Conducting virtual interviews or off-campus interviews in your area is a great way to promote Union and to speak one-on-one with prospective students about the value of a Union education.
If you are new to interviewing or would like a refresher, you may want to start by watching this mock in-person interview.
As an alumni interviewer, you play an important role. Any contact you have with students may affect their opinions about Union. Showing enthusiasm for the College and creating a comfortable environment ensures they will have a favorable impression. To set the stage for an outstanding interview, you need to find a place where you will not be interrupted for 45-60 minutes. After greeting the student, if parents are present, please tell them that once the interview with the student is finished, you will invite them to join the conversation.
- To give the student a favorable impression of Union.
- To get an overall impression of the student, including their interests and passions.
- To help the student recognize why Union might be a good match for them.
Interview Dos and Don'ts:
- Make the student feel comfortable as quickly as possible – be open, positive and encouraging.
- Remember that students are often nervous in interviews, so don't hesitate to ask general questions about academic, extracurricular, and hobby interests in order to 'break the ice'.
- Try to make the interview a conversation rather than a question and answer session.
- Give the student the opportunity to explain any unusual circumstances which may have affected his/her academic performance.
- Try to ask the student a question or two which will really push them to think before they answer.
- Have fun – this is your chance to bring your Union story to life; laugh, smile, enjoy.
- Ask students what other colleges they have visited, are considering or will apply to. Rather, ask what they like about Union.

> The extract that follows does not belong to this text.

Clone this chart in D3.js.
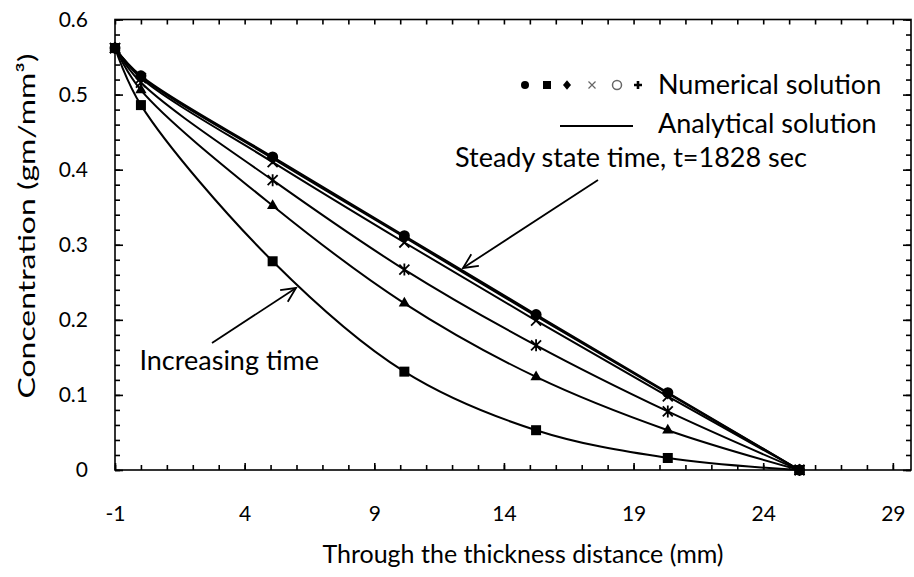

- Overpower the student with information about your experience at Union, but do share brief accounts of your experience when appropriate throughout the conversation.
- Worry about grades and test scores... it's most important to learn about the student's course of study, extracurricular involvement and interests. However, it's OK if a student offers his/her GPA, test results, transcript, and/or resume (please send these materials to the Admissions Office).
- Ask questions about a student's/family's financial situation. If it is clear that financial aid will be an issue, encourage the student and/or parents to contact our Financial Aid Office at (518)388-6123 or email@example.com.
- Comment on the likelihood of the student being admitted.
- Attempt to answer questions for which you don't know the answer. Instead, send the question to Susie Hanks at firstname.lastname@example.org.
Suggested questions to ask:
College search process
- How did you hear about Union?
- What are the unique aspects of your school: strongest departments, strongest sports teams, arts or music programs, etc.?
- What would you change about your high school?
- What courses are you taking? What courses did you take last year?
- What courses are you taking senior year?
- Which courses have you found most enjoyable? Why?
- Which courses have you found most challenging? Why?
- Do you have a favorite book? Tell me about it.
- Do you have a favorite teacher? Why?
- What would a teacher write about you in a recommendation?
- What would your best friend say about you?
- What motivates you to do well in school?
- How would you like to be remembered by your high school?
Please note that family can sometimes be a sensitive issue and not all families look alike. If you ask a family-related question and the student does not seem comfortable, please respect the student's feelings and pursue another topic of conversation.
- Tell me about your family.
- Who in the student's family is most inspirational to him/her? Why?
- What has the student learned from his/her family? What has the student's family learned from him/her?
Please try to gauge where you see them contributing on Union's campus. Do they have leadership potential? Would they be involved in performing groups? Athletics? Etc.
- How do you spend your time outside of class? What activities are you involved in?
- What activity is most important to you? Why?
- What hobbies do you have?
- What did you do this summer?
- What activities do you want to continue or start in college?
- What would you ask/tell the President (or another notable figure) if you were given an hour alone with him/her?
- If you were handed $100 million, how would you want to spend it?
- Do you have any heroes/heroines? Why are they important?
- What is your proudest moment?
Concluding the interview
- Is there is anything else you would like to discuss? What questions do you have for me about Union?
Please provide the student with your phone number and/or email address, and encourage follow-up questions if they arise. Thank the student for coming and for his/her interest in Union, and ask accompanying parents if they have questions before departing.
- Provide specific examples about the student to make your points.
- Give overall impressions.
- How do you see this student contributing to Union's campus? How might they benefit from the opportunities at Union?